I think the only solution is a major restructuring of the parser. Does anyone know of a parser in any other package that might be suitable to be adapted for keepalived? If so, it would certainly reduce the time to implementing a revised parser.

Comment 7 Ryan O'Hara 2016-07-29 20:14:29 UTC
(In reply to Quentin Armitage from comment #6)
> I think the only solution is a major restructuring of the parser. Does
> anyone know of a parser in any other package that might be suitable to be
> adapted for keepalived? If so, it would certainly reduce the time to
> implementing a revised parser.

Look at multipath-tools. The parser is the same code, but the dm-multipath developers have added to it and it seems much better at detecting and handling errors.

To be specific, the git repo for multipath-tools is here:

http://git.opensvc.com/multipath-tools/.git

In libmultipath directory there is a parser.[ch] files that will look very familiar.

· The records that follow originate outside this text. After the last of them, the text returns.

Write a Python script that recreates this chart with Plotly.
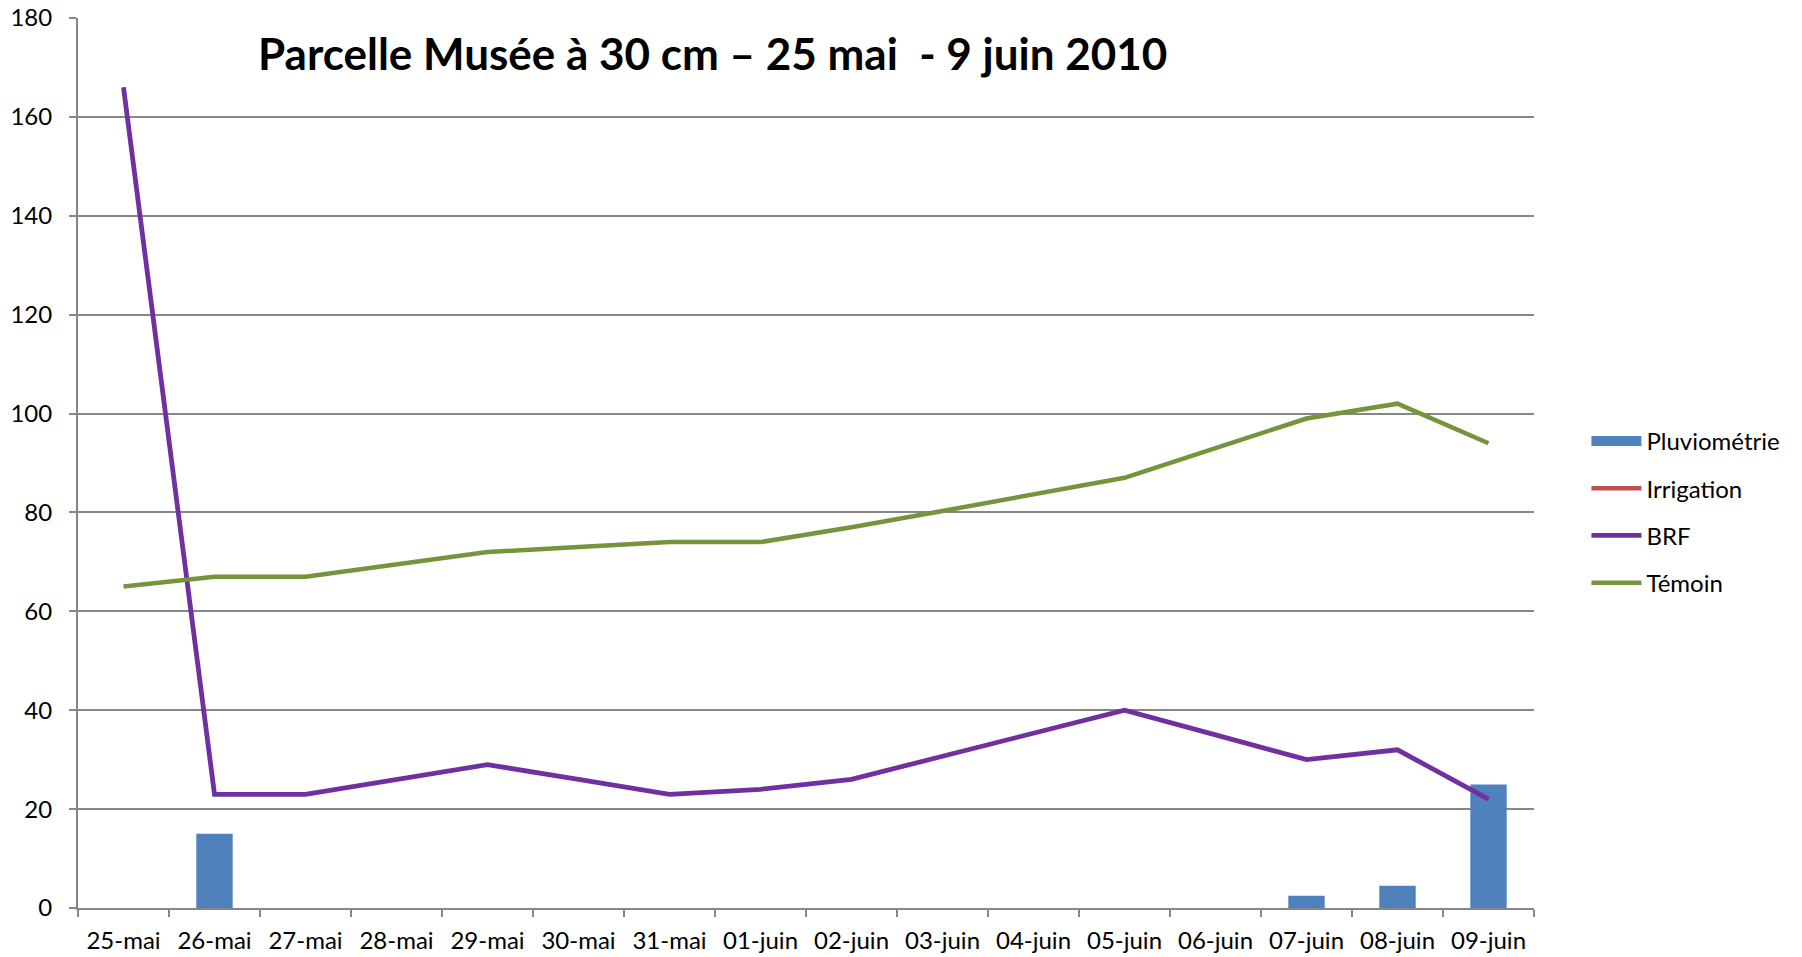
import plotly.graph_objects as go

dates = ["25-mai", "26-mai", "27-mai", "28-mai", "29-mai", "30-mai", "31-mai",
         "01-juin", "02-juin", "03-juin", "04-juin", "05-juin", "06-juin",
         "07-juin", "08-juin", "09-juin"]
pluviometrie = [0, 15, 0, 0, 0, 0, 0, 0, 0, 0, 0, 0, 0, 2.5, 4.5, 25]
irrigation = [None] * 16
brf = [166, 23, 23, 26, 29, 26, 23, 24, 26, 30.7, 35.3, 40, 35, 30, 32, 22]
temoin = [65, 67, 67, 69.5, 72, 73, 74, 74, 77, 80.3, 83.7, 87, 93, 99, 102, 94]
y_ticks = [0, 20, 40, 60, 80, 100, 120, 140, 160, 180]

FONT = "Lato, Carlito, Calibri, sans-serif"
GRID = "#868686"
BLUE = "#4F81BD"

fig = go.Figure()
fig.add_trace(go.Bar(x=dates, y=pluviometrie, name="Pluviométrie",
                     marker=dict(color=BLUE, line=dict(width=0)),
                     width=0.4, legendgroup="a", showlegend=False))
# legend entry for the bars (wide rectangle like the original)
fig.add_trace(go.Scatter(x=dates, y=[None] * 16, name="Pluviométrie", mode="lines",
                         line=dict(color=BLUE, width=14), legendgroup="a"))
fig.add_trace(go.Scatter(x=dates, y=irrigation, name="Irrigation", mode="lines",
                         line=dict(color="#C0504D", width=4.5), legendgroup="b"))
fig.add_trace(go.Scatter(x=dates, y=brf, name="BRF", mode="lines",
                         line=dict(color="#7030A0", width=4.8), legendgroup="c"))
fig.add_trace(go.Scatter(x=dates, y=temoin, name="Témoin", mode="lines",
                         line=dict(color="#77933C", width=4.5), legendgroup="d"))

fig.update_layout(
    width=1802, height=957,
    margin=dict(l=78, r=268, t=18, b=49, autoexpand=False),
    paper_bgcolor="white", plot_bgcolor="white",
    font=dict(family=FONT, size=24, color="black"),
    showlegend=True,
    legend=dict(x=1.036, xanchor="left", y=0.445, yanchor="middle",
                font=dict(size=24), tracegroupgap=13, itemwidth=50,
                bgcolor="rgba(0,0,0,0)"),
    bargap=0.6,
    annotations=[dict(text="<b>Parcelle Musée à 30 cm – 25 mai  - 9 juin 2010</b>",
                      x=0.436, y=0.9607, xref="paper", yref="paper",
                      xanchor="center", yanchor="middle", showarrow=False,
                      font=dict(family=FONT, size=44, color="black"))],
)
fig.update_xaxes(type="category", range=[-0.5, 15.5], tickson="boundaries",
                 ticks="outside", ticklen=7, tickcolor=GRID, tickwidth=2,
                 showline=True, linecolor=GRID, linewidth=2, automargin=False,
                 showgrid=False, ticklabelstandoff=10,
                 tickfont=dict(family=FONT, size=24))
fig.update_yaxes(range=[0, 180], tickvals=y_ticks, ticks="outside", ticklen=7,
                 tickcolor=GRID, tickwidth=2, showline=True, linecolor=GRID,
                 linewidth=2, showgrid=True, gridcolor=GRID, gridwidth=1.5,
                 zeroline=False, ticklabelstandoff=12, automargin=False,
                 tickfont=dict(family=FONT, size=24))

fig.write_html("out.html", config={"displayModeBar": False},
               post_script="document.body.style.margin='0';document.body.style.overflow='hidden';")
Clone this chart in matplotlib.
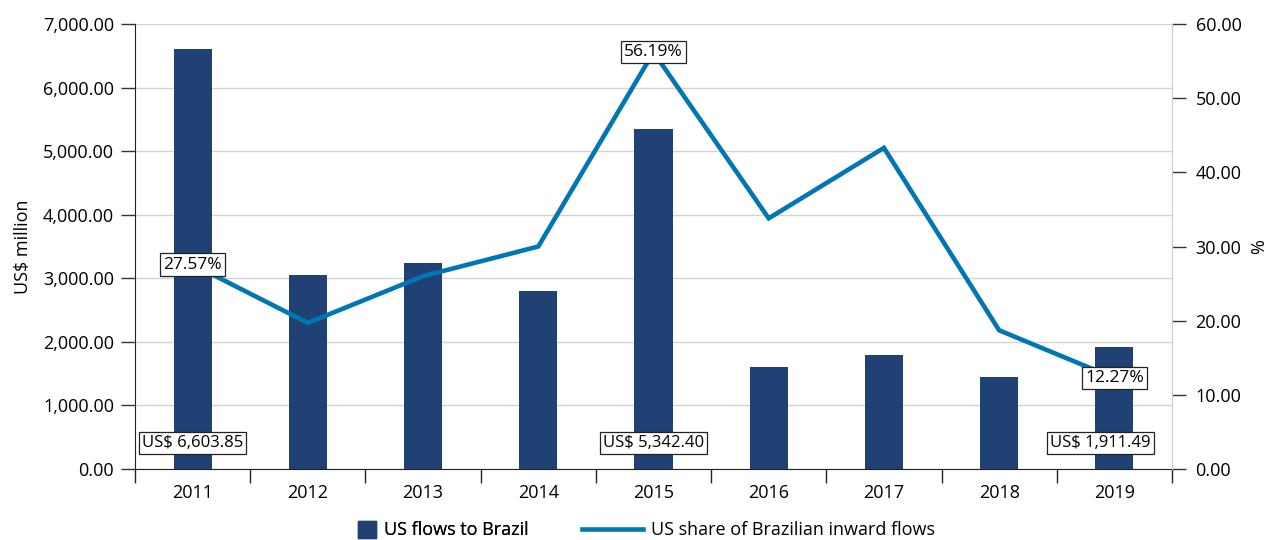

Comment 10 Quentin Armitage 2017-08-15 18:43:26 UTC
The segfault problem with the parser was fixed in keepalived v1.3.0

Comment 11 Brandon Perkins 2017-08-15 20:50:54 UTC
(In reply to Quentin Armitage from comment #10)
> The segfault problem with the parser was fixed in keepalived v1.3.0

Yes, but RHEL6 ships with keepalived-1.2.13

From what I understand from Ryan, the cherry-pick from 1.3 to 1.2 for this change would not be trivial.  If that's not the case, we could re-evaluate, but it would still need a business justification to fix.